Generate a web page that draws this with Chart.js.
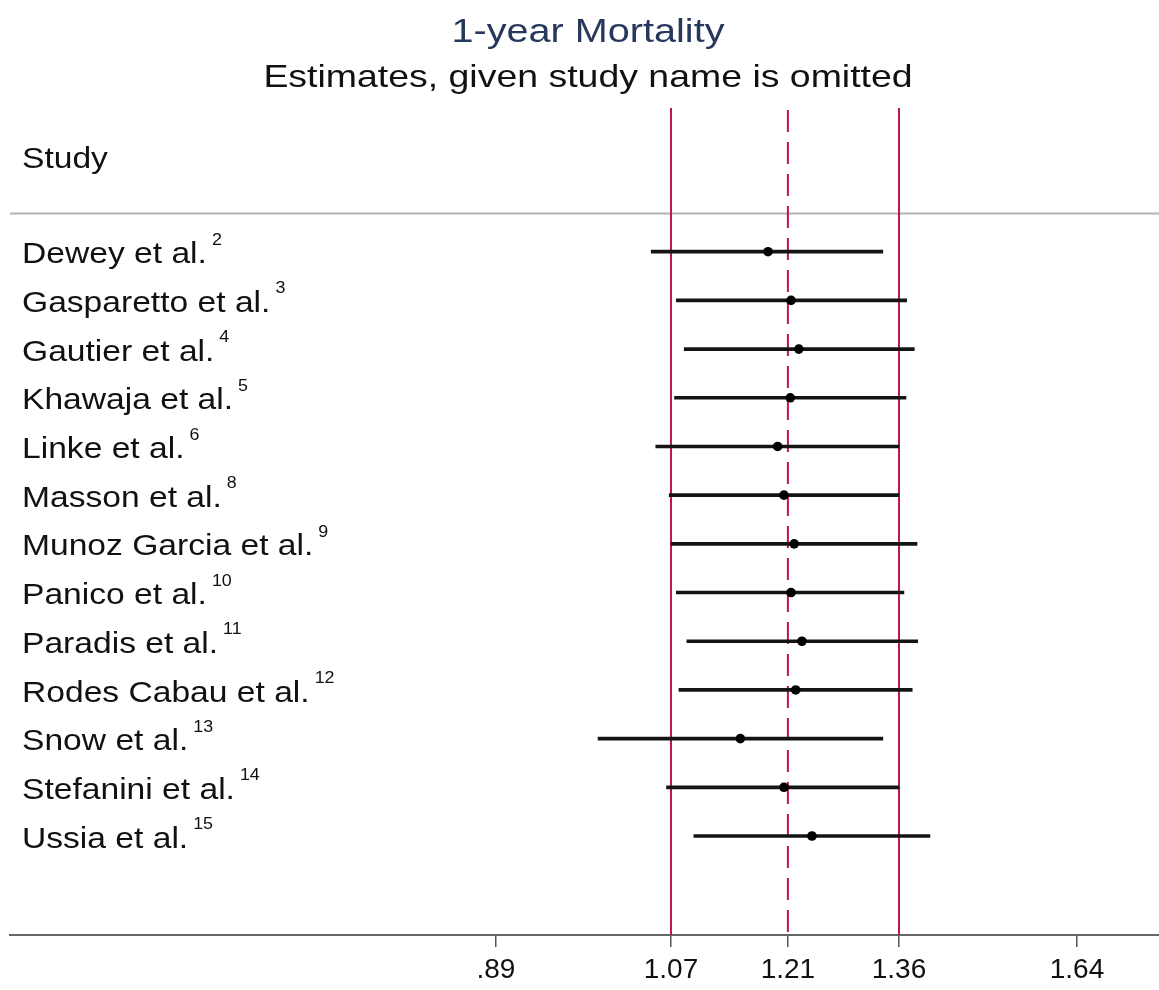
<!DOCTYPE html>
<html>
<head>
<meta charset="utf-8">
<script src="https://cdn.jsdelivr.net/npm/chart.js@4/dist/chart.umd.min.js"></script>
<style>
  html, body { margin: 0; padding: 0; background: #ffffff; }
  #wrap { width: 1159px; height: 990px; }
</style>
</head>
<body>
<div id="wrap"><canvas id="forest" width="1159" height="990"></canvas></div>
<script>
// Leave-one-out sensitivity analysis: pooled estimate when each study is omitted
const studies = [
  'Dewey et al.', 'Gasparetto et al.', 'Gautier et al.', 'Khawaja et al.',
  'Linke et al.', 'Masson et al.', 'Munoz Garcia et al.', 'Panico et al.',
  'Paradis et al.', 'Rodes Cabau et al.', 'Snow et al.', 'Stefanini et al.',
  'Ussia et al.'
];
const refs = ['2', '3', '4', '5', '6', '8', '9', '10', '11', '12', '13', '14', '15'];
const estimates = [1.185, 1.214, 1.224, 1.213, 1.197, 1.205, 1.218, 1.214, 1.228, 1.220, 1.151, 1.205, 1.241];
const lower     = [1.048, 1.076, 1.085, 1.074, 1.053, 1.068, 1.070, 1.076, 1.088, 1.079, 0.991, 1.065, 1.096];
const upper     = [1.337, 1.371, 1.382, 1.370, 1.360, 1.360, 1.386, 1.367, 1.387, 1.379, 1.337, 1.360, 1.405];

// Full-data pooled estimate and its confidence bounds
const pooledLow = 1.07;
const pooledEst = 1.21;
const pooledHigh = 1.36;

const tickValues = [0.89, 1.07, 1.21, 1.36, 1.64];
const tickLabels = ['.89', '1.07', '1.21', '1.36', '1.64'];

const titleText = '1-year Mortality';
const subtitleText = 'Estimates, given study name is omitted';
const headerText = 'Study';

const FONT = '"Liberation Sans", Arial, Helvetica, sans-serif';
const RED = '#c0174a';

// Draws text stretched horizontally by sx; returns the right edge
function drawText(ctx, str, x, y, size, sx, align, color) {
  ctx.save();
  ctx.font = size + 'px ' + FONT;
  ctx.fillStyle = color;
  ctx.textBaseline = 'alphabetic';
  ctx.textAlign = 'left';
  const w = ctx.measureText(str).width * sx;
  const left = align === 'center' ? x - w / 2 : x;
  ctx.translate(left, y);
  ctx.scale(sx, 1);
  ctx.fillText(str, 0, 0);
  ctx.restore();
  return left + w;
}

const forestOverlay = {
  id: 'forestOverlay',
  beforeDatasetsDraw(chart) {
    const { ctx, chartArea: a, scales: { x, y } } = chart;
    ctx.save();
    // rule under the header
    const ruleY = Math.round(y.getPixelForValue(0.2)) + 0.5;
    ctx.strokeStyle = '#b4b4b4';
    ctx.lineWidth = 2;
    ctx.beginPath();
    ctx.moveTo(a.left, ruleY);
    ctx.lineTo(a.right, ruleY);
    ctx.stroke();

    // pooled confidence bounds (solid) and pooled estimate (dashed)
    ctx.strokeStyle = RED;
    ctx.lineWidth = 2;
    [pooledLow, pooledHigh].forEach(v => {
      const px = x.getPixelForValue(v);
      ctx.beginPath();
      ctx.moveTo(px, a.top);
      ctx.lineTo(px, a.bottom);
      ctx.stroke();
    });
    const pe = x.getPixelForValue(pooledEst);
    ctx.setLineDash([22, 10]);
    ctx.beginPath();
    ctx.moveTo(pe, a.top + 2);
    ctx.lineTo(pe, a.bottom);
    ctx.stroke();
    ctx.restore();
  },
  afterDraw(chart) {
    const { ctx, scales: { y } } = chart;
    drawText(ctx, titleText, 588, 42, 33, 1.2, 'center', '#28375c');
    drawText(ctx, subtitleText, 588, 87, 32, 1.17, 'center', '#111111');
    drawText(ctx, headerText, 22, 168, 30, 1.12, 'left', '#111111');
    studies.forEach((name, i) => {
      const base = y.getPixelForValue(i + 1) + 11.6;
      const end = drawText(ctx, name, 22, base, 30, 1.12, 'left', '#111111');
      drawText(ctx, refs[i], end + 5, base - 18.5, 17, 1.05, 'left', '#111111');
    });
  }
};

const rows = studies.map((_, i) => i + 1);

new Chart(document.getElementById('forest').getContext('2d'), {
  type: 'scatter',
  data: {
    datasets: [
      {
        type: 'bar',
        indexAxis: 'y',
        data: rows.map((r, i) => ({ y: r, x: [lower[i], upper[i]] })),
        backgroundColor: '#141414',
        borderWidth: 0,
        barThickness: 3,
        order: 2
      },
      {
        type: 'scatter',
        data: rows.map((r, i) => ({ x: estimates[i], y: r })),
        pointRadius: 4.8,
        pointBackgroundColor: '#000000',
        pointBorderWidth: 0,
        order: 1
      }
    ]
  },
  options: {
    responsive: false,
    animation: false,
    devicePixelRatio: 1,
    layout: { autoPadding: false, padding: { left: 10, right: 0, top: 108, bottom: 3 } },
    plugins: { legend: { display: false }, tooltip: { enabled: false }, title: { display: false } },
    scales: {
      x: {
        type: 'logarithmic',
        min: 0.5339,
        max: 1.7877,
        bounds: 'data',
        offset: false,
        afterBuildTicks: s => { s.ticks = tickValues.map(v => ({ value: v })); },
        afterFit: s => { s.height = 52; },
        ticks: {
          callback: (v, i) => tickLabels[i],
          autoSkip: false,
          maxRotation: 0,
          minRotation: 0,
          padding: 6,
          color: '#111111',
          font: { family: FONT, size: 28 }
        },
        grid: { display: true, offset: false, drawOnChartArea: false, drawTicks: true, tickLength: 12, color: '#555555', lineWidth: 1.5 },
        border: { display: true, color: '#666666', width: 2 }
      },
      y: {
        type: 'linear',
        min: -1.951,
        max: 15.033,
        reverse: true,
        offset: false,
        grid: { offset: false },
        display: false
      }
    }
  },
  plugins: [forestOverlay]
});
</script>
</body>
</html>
-- -- --
**Written problem**
Set the data above down again exactly as given, with no pictures.

**Reply**
Generate a web page that draws this with Chart.js.
<!DOCTYPE html>
<html>
<head>
<meta charset="utf-8">
<script src="https://cdn.jsdelivr.net/npm/chart.js@4/dist/chart.umd.min.js"></script>
<style>
  html, body { margin: 0; padding: 0; background: #ffffff; }
  #wrap { width: 1159px; height: 990px; }
</style>
</head>
<body>
<div id="wrap"><canvas id="forest" width="1159" height="990"></canvas></div>
<script>
// Leave-one-out sensitivity analysis: pooled estimate when each study is omitted
const studies = [
  'Dewey et al.', 'Gasparetto et al.', 'Gautier et al.', 'Khawaja et al.',
  'Linke et al.', 'Masson et al.', 'Munoz Garcia et al.', 'Panico et al.',
  'Paradis et al.', 'Rodes Cabau et al.', 'Snow et al.', 'Stefanini et al.',
  'Ussia et al.'
];
const refs = ['2', '3', '4', '5', '6', '8', '9', '10', '11', '12', '13', '14', '15'];
const estimates = [1.185, 1.214, 1.224, 1.213, 1.197, 1.205, 1.218, 1.214, 1.228, 1.220, 1.151, 1.205, 1.241];
const lower     = [1.048, 1.076, 1.085, 1.074, 1.053, 1.068, 1.070, 1.076, 1.088, 1.079, 0.991, 1.065, 1.096];
const upper     = [1.337, 1.371, 1.382, 1.370, 1.360, 1.360, 1.386, 1.367, 1.387, 1.379, 1.337, 1.360, 1.405];

// Full-data pooled estimate and its confidence bounds
const pooledLow = 1.07;
const pooledEst = 1.21;
const pooledHigh = 1.36;

const tickValues = [0.89, 1.07, 1.21, 1.36, 1.64];
const tickLabels = ['.89', '1.07', '1.21', '1.36', '1.64'];

const titleText = '1-year Mortality';
const subtitleText = 'Estimates, given study name is omitted';
const headerText = 'Study';

const FONT = '"Liberation Sans", Arial, Helvetica, sans-serif';
const RED = '#c0174a';

// Draws text stretched horizontally by sx; returns the right edge
function drawText(ctx, str, x, y, size, sx, align, color) {
  ctx.save();
  ctx.font = size + 'px ' + FONT;
  ctx.fillStyle = color;
  ctx.textBaseline = 'alphabetic';
  ctx.textAlign = 'left';
  const w = ctx.measureText(str).width * sx;
  const left = align === 'center' ? x - w / 2 : x;
  ctx.translate(left, y);
  ctx.scale(sx, 1);
  ctx.fillText(str, 0, 0);
  ctx.restore();
  return left + w;
}

const forestOverlay = {
  id: 'forestOverlay',
  beforeDatasetsDraw(chart) {
    const { ctx, chartArea: a, scales: { x, y } } = chart;
    ctx.save();
    // rule under the header
    const ruleY = Math.round(y.getPixelForValue(0.2)) + 0.5;
    ctx.strokeStyle = '#b4b4b4';
    ctx.lineWidth = 2;
    ctx.beginPath();
    ctx.moveTo(a.left, ruleY);
    ctx.lineTo(a.right, ruleY);
    ctx.stroke();

    // pooled confidence bounds (solid) and pooled estimate (dashed)
    ctx.strokeStyle = RED;
    ctx.lineWidth = 2;
    [pooledLow, pooledHigh].forEach(v => {
      const px = x.getPixelForValue(v);
      ctx.beginPath();
      ctx.moveTo(px, a.top);
      ctx.lineTo(px, a.bottom);
      ctx.stroke();
    });
    const pe = x.getPixelForValue(pooledEst);
    ctx.setLineDash([22, 10]);
    ctx.beginPath();
    ctx.moveTo(pe, a.top + 2);
    ctx.lineTo(pe, a.bottom);
    ctx.stroke();
    ctx.restore();
  },
  afterDraw(chart) {
    const { ctx, scales: { y } } = chart;
    drawText(ctx, titleText, 588, 42, 33, 1.2, 'center', '#28375c');
    drawText(ctx, subtitleText, 588, 87, 32, 1.17, 'center', '#111111');
    drawText(ctx, headerText, 22, 168, 30, 1.12, 'left', '#111111');
    studies.forEach((name, i) => {
      const base = y.getPixelForValue(i + 1) + 11.6;
      const end = drawText(ctx, name, 22, base, 30, 1.12, 'left', '#111111');
      drawText(ctx, refs[i], end + 5, base - 18.5, 17, 1.05, 'left', '#111111');
    });
  }
};

const rows = studies.map((_, i) => i + 1);

new Chart(document.getElementById('forest').getContext('2d'), {
  type: 'scatter',
  data: {
    datasets: [
      {
        type: 'bar',
        indexAxis: 'y',
        data: rows.map((r, i) => ({ y: r, x: [lower[i], upper[i]] })),
        backgroundColor: '#141414',
        borderWidth: 0,
        barThickness: 3,
        order: 2
      },
      {
        type: 'scatter',
        data: rows.map((r, i) => ({ x: estimates[i], y: r })),
        pointRadius: 4.8,
        pointBackgroundColor: '#000000',
        pointBorderWidth: 0,
        order: 1
      }
    ]
  },
  options: {
    responsive: false,
    animation: false,
    devicePixelRatio: 1,
    layout: { autoPadding: false, padding: { left: 10, right: 0, top: 108, bottom: 3 } },
    plugins: { legend: { display: false }, tooltip: { enabled: false }, title: { display: false } },
    scales: {
      x: {
        type: 'logarithmic',
        min: 0.5339,
        max: 1.7877,
        bounds: 'data',
        offset: false,
        afterBuildTicks: s => { s.ticks = tickValues.map(v => ({ value: v })); },
        afterFit: s => { s.height = 52; },
        ticks: {
          callback: (v, i) => tickLabels[i],
          autoSkip: false,
          maxRotation: 0,
          minRotation: 0,
          padding: 6,
          color: '#111111',
          font: { family: FONT, size: 28 }
        },
        grid: { display: true, offset: false, drawOnChartArea: false, drawTicks: true, tickLength: 12, color: '#555555', lineWidth: 1.5 },
        border: { display: true, color: '#666666', width: 2 }
      },
      y: {
        type: 'linear',
        min: -1.951,
        max: 15.033,
        reverse: true,
        offset: false,
        grid: { offset: false },
        display: false
      }
    }
  },
  plugins: [forestOverlay]
});
</script>
</body>
</html>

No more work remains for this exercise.